Zurück blieben bei den Besuchern nach dem Vortrag vor allem Fragen. Was ist, wenn die Weltbevölkerung noch weiter zunimmt und für sich den gleichen Wohlstand einfordert, wie wir ihn hier im Westen kennen? Wollen wir wirklich eine Deindustrialisierung, wie sie Hardcore-Klimaaktivisten im Auge haben, und uns damit ins Mittelalter zurückkatapultieren? Wie weit können wir den hypothetischen Klimamodellen mit ihrer hohen Ungenauigkeit Glauben schenken? Genügt es, weniger Fleisch zu essen, unsere Häuser besser zu isolieren oder auf Flugreisen zu verzichten?
«Das Schlimmste wäre, den Schwarzen Peter anderen zuzuschieben. Ich bin überzeugt, dass jede Bürgerin und jeder Bürger seinen oder ihren Beitrag leisten muss», so die mahnenden Worte des Referenten. Aus seiner persönlichen Sicht ist klar: Wenn die 8 Milliarden Erdenbewohner so leben wie wir hier, dann kommt die Klimakatastrophe rasant. Wichtig sei es deshalb, dass die Menschen in jenen Ländern, denen es wie der Schweiz gut gehe, ihre Ansprüche zurückschrauben. «Und vielleicht», so Torsten Amling, Pfarrer in Langenbruck und Waldenburg, «braucht es bei der ganzen Debatte auch ein bisschen Gelassenheit. Ich glaube nicht, dass die Welt untergeht.»

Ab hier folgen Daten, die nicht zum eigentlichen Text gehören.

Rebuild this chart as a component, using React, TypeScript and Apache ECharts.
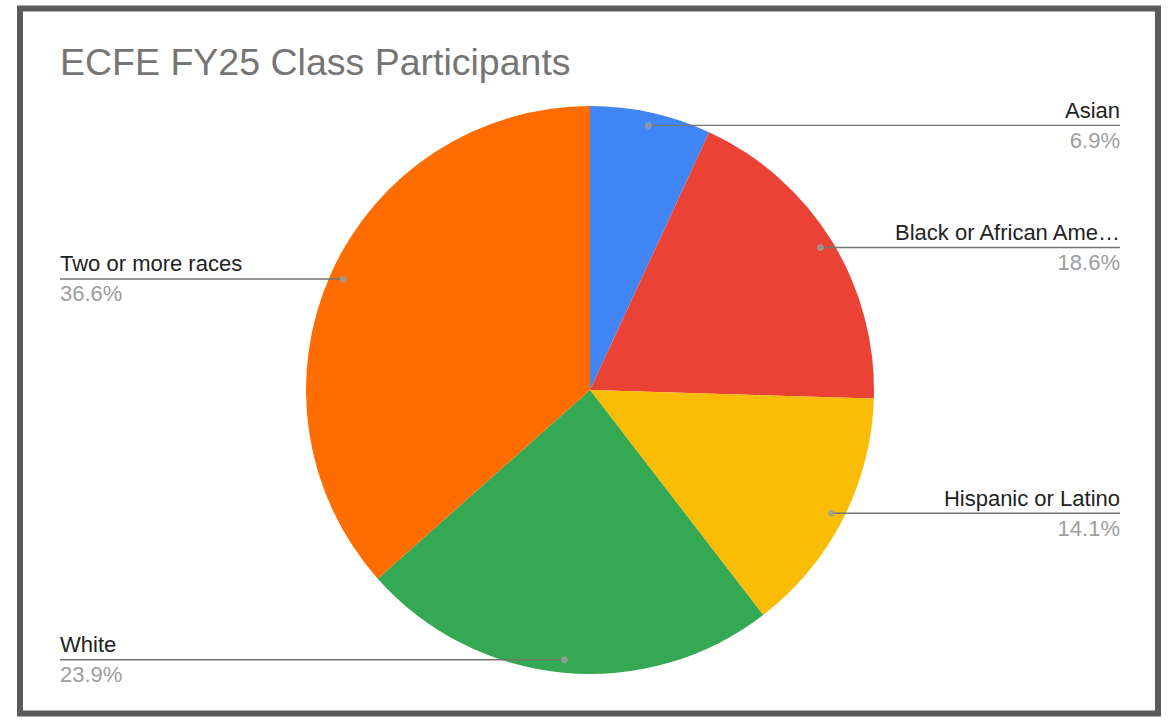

Die Klimakatastrophe von 1540
emg. Mitten in der Reformationszeit erlebte Europa die grösste Dürre der vergangenen 700 Jahre. Bäche waren ausgetrocknet, Elbe, Donau oder Seine konnte man vielerorts trockenen Fusses durchqueren. Auch der Rhein in Basel hatte einen rekordverdächtigen Niedrigwasserstand. Vielerorts wurde das Trinkwasser knapp, Vieh verdurstete, die Ernte verdorrte, die Armen verhungerten. Die Menschen in ganz Europa hatten den Eindruck, von einer biblischen Plage heimgesucht zu werden. Die Dürre brachte Tod und Elend. Soziale Spannungen waren die Folge.